◆ What the task asks:
Please write out the lines of the data exactly, beginning with the first and ending with the line containing "const groupA = ['PBMC'];"; leave the pictures behind.

◆ Source data:
══════

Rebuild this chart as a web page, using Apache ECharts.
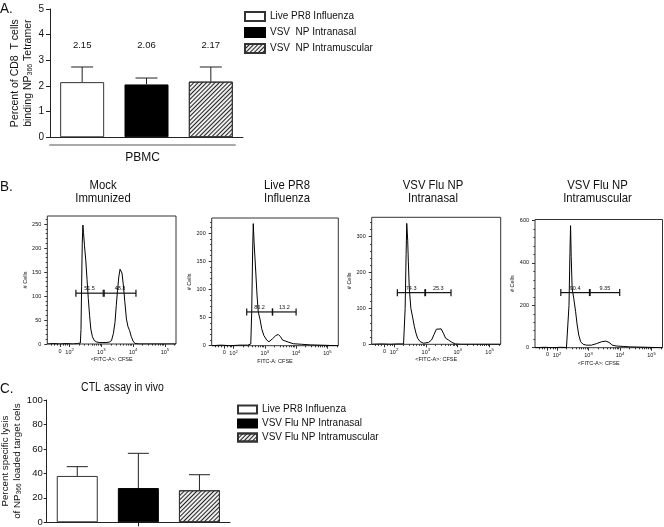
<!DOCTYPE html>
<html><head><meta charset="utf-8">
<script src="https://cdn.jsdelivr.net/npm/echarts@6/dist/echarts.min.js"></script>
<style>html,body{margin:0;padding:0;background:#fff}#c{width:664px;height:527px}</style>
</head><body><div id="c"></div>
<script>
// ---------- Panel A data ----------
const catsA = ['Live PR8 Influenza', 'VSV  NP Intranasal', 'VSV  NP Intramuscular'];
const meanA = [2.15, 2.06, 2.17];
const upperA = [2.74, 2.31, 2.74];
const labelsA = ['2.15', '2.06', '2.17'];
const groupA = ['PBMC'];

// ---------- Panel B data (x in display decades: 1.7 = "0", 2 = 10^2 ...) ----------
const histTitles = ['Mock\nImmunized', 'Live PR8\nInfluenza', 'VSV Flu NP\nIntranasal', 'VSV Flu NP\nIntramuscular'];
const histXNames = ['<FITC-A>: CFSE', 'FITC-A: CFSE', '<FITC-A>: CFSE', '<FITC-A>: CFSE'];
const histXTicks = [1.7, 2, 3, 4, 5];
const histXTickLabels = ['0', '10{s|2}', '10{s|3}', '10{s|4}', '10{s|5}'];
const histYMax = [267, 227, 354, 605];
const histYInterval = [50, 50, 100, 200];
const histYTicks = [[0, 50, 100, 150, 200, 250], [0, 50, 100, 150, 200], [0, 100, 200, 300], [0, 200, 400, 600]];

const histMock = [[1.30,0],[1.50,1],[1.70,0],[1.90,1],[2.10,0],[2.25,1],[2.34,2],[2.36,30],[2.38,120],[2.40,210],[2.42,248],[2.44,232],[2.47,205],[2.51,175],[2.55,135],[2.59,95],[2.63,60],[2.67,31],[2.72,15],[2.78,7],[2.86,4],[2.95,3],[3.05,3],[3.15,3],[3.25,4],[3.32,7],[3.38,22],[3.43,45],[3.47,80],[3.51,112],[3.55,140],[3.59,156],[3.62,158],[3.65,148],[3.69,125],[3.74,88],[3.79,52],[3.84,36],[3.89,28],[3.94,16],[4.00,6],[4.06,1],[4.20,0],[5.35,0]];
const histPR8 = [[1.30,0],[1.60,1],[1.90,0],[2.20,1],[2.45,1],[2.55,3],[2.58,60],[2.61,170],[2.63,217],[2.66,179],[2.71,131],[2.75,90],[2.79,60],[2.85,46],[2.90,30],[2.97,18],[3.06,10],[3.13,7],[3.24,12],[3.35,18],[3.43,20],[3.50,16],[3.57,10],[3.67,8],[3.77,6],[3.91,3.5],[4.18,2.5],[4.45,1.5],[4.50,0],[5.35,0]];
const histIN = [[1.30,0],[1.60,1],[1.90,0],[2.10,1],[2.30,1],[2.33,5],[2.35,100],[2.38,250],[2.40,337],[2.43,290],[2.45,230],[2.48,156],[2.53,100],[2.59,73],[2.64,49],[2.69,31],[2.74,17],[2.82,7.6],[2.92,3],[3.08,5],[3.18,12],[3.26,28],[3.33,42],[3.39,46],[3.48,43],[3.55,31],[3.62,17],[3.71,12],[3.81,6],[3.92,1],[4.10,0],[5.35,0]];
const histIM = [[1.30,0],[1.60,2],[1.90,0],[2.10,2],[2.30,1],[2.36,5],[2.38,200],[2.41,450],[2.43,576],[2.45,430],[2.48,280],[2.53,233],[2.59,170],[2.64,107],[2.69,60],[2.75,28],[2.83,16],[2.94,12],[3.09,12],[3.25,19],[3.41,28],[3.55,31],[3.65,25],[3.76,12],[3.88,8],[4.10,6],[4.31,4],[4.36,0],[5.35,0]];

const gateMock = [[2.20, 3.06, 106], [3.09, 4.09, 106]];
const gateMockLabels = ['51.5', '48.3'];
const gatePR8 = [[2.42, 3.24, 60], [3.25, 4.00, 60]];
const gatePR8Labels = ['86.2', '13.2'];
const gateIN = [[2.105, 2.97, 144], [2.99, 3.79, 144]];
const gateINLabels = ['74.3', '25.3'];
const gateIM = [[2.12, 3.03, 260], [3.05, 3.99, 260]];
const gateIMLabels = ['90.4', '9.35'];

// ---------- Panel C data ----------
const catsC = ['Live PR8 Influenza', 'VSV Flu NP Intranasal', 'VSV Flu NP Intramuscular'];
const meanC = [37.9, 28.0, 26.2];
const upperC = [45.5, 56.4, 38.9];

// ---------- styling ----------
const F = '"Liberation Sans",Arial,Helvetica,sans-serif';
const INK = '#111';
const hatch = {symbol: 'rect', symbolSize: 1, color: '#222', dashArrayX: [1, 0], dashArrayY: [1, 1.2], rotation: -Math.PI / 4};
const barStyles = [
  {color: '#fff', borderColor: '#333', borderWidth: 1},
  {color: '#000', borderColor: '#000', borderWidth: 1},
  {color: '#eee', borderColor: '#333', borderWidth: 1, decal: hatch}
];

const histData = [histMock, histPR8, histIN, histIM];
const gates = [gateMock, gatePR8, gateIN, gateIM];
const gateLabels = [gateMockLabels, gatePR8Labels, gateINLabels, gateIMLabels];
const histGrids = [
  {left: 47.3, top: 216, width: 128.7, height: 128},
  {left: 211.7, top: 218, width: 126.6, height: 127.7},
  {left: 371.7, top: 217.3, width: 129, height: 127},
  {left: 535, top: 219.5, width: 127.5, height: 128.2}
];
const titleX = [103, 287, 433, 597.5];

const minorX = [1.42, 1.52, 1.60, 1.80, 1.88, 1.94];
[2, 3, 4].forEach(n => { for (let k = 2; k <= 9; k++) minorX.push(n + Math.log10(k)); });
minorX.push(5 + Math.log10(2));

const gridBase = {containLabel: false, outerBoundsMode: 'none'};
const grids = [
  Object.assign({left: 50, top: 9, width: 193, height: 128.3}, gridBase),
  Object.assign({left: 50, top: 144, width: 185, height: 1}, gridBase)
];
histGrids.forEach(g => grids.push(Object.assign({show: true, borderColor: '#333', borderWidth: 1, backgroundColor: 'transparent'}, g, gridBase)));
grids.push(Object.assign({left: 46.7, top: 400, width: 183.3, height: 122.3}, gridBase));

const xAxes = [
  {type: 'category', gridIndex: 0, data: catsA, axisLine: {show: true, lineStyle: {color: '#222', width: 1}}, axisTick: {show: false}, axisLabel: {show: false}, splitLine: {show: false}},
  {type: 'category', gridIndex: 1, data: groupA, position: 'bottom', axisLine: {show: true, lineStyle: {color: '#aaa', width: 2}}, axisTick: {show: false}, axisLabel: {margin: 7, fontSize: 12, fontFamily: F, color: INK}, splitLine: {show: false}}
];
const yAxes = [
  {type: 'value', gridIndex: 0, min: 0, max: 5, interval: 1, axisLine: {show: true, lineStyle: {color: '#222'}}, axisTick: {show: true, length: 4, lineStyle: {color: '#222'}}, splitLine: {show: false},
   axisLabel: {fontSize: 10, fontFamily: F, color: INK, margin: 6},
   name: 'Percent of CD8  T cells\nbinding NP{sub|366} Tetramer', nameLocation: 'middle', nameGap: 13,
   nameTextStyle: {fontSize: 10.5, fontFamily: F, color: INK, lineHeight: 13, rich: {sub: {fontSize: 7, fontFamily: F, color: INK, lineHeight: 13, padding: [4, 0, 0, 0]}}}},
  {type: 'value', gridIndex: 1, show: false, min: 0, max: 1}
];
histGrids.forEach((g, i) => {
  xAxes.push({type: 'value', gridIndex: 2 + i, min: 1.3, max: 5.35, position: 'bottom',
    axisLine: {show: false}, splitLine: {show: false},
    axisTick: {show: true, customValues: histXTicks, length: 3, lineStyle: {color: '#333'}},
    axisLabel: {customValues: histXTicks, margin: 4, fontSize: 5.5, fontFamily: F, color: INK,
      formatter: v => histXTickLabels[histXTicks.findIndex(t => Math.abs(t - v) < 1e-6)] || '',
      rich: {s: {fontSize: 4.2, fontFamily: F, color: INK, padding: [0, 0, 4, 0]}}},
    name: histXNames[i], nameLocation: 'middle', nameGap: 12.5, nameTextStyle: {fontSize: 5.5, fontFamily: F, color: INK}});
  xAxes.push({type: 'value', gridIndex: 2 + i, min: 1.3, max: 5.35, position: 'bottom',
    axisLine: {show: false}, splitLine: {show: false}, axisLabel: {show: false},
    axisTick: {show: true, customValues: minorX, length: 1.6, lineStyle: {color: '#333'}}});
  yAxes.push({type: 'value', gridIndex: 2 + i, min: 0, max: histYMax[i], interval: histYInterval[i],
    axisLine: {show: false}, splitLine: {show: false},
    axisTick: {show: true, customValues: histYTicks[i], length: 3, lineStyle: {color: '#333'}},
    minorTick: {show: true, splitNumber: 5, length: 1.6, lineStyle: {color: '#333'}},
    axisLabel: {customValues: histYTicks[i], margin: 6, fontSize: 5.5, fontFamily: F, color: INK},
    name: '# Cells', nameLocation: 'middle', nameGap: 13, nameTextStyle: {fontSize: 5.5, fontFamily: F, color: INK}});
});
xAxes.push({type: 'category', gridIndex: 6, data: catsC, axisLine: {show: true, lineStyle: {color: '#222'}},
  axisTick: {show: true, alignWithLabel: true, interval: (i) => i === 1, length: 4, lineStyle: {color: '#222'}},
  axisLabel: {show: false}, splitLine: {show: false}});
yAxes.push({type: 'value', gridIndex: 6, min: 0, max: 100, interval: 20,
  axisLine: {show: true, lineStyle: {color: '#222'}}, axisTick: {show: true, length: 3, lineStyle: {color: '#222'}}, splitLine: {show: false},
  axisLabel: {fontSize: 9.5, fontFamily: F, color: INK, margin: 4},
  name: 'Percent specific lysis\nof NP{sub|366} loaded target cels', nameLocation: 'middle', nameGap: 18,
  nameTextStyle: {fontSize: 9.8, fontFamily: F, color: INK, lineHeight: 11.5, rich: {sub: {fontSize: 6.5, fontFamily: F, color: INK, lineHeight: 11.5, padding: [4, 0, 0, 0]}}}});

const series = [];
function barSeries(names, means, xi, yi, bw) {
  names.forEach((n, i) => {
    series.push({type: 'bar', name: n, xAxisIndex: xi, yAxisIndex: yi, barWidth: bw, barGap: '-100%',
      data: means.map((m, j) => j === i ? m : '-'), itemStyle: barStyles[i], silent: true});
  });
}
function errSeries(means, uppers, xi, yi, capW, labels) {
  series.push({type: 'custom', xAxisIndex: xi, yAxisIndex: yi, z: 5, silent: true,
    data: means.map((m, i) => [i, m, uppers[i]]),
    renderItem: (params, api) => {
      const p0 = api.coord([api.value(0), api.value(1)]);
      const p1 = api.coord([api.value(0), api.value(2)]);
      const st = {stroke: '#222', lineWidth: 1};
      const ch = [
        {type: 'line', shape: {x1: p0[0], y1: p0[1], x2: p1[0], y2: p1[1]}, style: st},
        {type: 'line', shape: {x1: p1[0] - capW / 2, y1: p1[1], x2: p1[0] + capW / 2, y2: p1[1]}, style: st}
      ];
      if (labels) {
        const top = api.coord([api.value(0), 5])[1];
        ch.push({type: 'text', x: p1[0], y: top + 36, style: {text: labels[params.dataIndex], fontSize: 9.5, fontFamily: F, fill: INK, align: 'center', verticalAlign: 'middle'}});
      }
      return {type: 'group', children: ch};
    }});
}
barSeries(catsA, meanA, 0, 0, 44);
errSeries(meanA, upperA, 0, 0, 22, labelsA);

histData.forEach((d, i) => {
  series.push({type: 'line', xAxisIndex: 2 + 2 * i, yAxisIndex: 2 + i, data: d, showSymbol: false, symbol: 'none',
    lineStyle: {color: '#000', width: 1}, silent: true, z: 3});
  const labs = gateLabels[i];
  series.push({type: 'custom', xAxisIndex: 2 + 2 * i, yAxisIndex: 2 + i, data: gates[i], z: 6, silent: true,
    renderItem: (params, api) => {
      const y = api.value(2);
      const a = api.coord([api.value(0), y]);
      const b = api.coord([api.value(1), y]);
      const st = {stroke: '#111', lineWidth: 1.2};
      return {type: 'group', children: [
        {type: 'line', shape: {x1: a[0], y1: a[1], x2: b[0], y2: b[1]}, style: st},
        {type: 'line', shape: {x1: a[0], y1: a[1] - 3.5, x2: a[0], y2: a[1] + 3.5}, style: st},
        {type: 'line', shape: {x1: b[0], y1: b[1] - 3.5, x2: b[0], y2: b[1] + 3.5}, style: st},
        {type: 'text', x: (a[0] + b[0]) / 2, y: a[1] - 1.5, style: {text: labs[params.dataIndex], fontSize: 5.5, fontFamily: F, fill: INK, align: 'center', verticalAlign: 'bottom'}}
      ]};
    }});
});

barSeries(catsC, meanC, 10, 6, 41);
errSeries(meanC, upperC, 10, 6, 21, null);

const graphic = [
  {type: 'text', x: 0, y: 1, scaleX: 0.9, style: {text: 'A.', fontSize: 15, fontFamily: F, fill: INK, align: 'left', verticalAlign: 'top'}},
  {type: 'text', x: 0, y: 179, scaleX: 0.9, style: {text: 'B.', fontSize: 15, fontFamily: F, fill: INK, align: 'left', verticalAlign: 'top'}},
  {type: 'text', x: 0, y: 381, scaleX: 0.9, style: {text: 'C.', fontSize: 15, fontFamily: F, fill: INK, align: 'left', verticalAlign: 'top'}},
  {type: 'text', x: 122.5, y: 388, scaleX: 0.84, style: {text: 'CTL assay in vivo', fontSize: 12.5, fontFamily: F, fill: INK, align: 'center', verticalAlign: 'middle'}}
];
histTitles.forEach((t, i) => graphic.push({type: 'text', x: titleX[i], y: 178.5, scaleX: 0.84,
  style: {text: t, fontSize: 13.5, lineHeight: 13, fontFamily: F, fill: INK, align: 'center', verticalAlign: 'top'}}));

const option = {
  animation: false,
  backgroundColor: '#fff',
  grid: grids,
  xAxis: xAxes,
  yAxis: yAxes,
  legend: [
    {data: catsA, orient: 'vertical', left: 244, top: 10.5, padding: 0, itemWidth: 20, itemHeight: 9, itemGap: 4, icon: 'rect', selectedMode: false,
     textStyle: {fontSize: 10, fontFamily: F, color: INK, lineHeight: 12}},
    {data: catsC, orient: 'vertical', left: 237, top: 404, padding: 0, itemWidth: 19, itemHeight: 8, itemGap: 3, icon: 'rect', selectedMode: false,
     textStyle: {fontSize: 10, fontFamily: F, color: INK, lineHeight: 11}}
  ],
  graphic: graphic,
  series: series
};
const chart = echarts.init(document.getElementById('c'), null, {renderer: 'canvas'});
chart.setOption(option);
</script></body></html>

══════

◆ Finished answer:
Rebuild this chart as a web page, using Apache ECharts.
<!DOCTYPE html>
<html><head><meta charset="utf-8">
<script src="https://cdn.jsdelivr.net/npm/echarts@6/dist/echarts.min.js"></script>
<style>html,body{margin:0;padding:0;background:#fff}#c{width:664px;height:527px}</style>
</head><body><div id="c"></div>
<script>
// ---------- Panel A data ----------
const catsA = ['Live PR8 Influenza', 'VSV  NP Intranasal', 'VSV  NP Intramuscular'];
const meanA = [2.15, 2.06, 2.17];
const upperA = [2.74, 2.31, 2.74];
const labelsA = ['2.15', '2.06', '2.17'];
const groupA = ['PBMC'];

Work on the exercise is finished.